*YOUR TASK:*
Extract every line that contains the string "script".

*INFORMATION GIVEN:*
* begin *
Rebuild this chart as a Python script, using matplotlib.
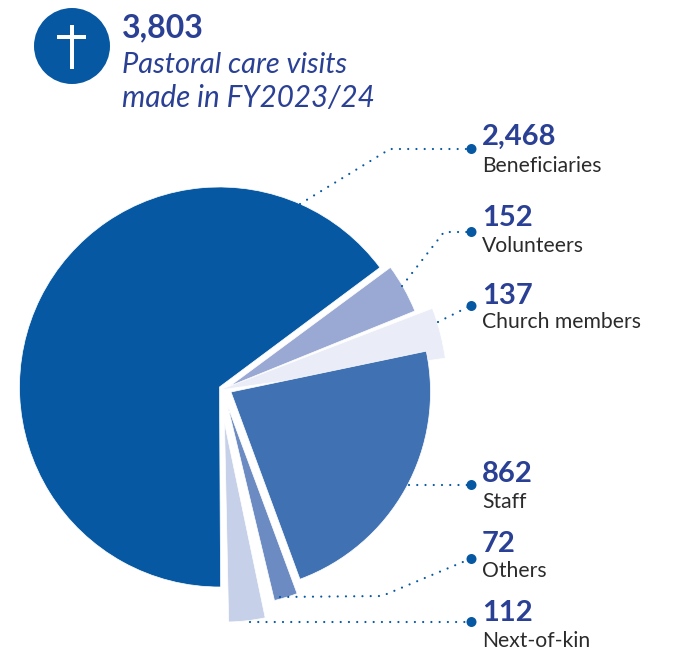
* end *
* begin *
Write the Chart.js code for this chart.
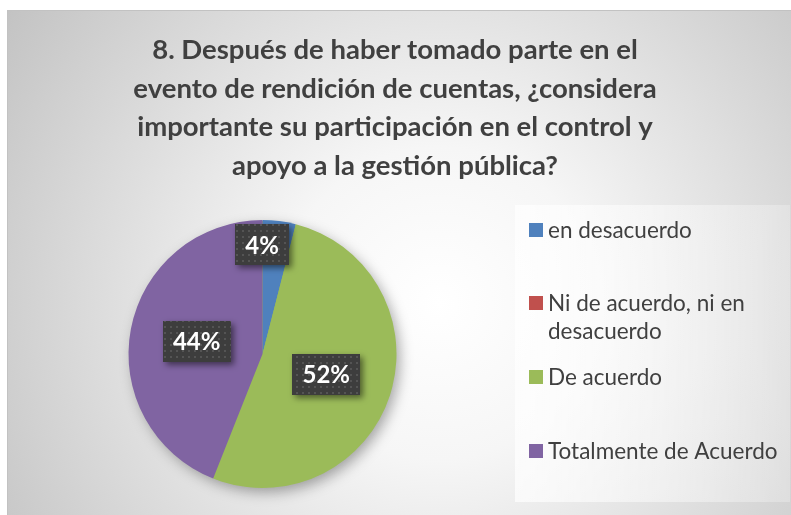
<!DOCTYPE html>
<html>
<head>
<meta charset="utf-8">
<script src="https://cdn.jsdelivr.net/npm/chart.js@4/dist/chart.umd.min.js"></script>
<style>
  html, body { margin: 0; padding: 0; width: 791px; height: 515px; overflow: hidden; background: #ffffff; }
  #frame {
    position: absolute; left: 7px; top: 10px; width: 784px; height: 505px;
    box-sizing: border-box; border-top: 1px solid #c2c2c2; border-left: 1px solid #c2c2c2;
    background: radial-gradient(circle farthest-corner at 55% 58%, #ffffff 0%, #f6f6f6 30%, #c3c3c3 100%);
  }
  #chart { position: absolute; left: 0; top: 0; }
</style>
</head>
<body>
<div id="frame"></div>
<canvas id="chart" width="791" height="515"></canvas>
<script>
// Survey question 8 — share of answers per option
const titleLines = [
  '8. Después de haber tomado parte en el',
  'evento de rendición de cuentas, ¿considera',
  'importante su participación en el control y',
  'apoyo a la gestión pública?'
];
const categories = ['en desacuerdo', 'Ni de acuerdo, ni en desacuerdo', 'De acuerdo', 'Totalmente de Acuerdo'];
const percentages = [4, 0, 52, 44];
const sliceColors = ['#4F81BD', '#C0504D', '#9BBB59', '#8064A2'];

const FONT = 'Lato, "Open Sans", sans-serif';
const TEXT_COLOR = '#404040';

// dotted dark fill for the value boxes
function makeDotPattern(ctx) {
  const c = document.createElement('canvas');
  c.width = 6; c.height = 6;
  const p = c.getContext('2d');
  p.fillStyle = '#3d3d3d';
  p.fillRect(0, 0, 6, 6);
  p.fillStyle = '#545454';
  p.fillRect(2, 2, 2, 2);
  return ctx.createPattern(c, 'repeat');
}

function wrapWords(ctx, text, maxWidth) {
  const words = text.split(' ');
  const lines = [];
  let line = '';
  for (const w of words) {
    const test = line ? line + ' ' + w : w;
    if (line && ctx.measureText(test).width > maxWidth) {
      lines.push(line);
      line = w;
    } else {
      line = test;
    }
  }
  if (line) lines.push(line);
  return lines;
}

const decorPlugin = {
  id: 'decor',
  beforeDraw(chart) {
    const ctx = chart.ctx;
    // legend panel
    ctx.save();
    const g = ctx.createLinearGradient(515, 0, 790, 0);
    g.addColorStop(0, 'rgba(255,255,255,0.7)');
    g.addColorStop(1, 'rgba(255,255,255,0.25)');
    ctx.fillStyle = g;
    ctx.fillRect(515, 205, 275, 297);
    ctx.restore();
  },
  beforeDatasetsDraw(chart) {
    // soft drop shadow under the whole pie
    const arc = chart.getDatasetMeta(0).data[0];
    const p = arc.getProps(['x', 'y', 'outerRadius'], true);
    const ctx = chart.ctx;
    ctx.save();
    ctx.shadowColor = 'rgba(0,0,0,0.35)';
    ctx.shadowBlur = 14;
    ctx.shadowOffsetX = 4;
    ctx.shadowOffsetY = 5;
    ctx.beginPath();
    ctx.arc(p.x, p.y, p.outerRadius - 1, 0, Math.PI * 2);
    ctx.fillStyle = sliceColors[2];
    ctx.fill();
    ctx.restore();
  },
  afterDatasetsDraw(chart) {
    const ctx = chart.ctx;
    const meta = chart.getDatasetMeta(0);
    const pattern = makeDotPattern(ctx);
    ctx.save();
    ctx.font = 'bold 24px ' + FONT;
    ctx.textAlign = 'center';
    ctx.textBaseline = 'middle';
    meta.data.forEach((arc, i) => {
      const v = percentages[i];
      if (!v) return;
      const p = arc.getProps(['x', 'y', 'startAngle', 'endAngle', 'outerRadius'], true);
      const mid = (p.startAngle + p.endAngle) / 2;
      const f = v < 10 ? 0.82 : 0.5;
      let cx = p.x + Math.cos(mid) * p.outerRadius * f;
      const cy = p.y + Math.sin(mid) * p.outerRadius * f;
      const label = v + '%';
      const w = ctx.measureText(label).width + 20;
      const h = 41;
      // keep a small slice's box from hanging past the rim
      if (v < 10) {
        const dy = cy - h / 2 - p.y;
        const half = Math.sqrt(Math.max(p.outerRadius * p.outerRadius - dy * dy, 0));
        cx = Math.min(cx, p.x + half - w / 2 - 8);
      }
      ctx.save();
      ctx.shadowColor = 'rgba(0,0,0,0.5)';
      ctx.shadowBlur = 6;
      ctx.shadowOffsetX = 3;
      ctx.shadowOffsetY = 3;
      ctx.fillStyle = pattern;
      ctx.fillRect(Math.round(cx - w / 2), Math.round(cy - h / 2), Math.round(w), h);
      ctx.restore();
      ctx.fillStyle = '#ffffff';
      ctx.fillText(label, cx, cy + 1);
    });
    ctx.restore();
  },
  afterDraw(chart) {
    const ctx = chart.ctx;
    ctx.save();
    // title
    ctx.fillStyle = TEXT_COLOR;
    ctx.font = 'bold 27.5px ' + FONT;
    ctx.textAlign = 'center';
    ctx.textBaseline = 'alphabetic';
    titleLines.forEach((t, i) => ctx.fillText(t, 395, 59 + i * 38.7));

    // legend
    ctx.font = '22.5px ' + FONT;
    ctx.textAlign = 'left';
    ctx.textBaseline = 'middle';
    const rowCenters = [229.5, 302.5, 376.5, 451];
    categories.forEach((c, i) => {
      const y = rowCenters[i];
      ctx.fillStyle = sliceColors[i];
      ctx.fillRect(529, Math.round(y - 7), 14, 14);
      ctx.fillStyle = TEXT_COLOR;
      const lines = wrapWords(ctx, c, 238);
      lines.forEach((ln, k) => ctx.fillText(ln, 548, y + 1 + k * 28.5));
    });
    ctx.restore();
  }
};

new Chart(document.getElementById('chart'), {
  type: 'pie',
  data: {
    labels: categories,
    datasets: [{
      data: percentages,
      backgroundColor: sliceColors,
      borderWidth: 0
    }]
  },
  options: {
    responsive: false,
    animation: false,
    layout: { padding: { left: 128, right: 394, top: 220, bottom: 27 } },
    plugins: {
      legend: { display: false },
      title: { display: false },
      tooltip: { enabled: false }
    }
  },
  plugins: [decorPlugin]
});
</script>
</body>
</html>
* end *
*SOLUTION TO THIS TASK:*
Rebuild this chart as a Python script, using matplotlib.
<script src="https://cdn.jsdelivr.net/npm/chart.js@4/dist/chart.umd.min.js"></script>
<script>
</script>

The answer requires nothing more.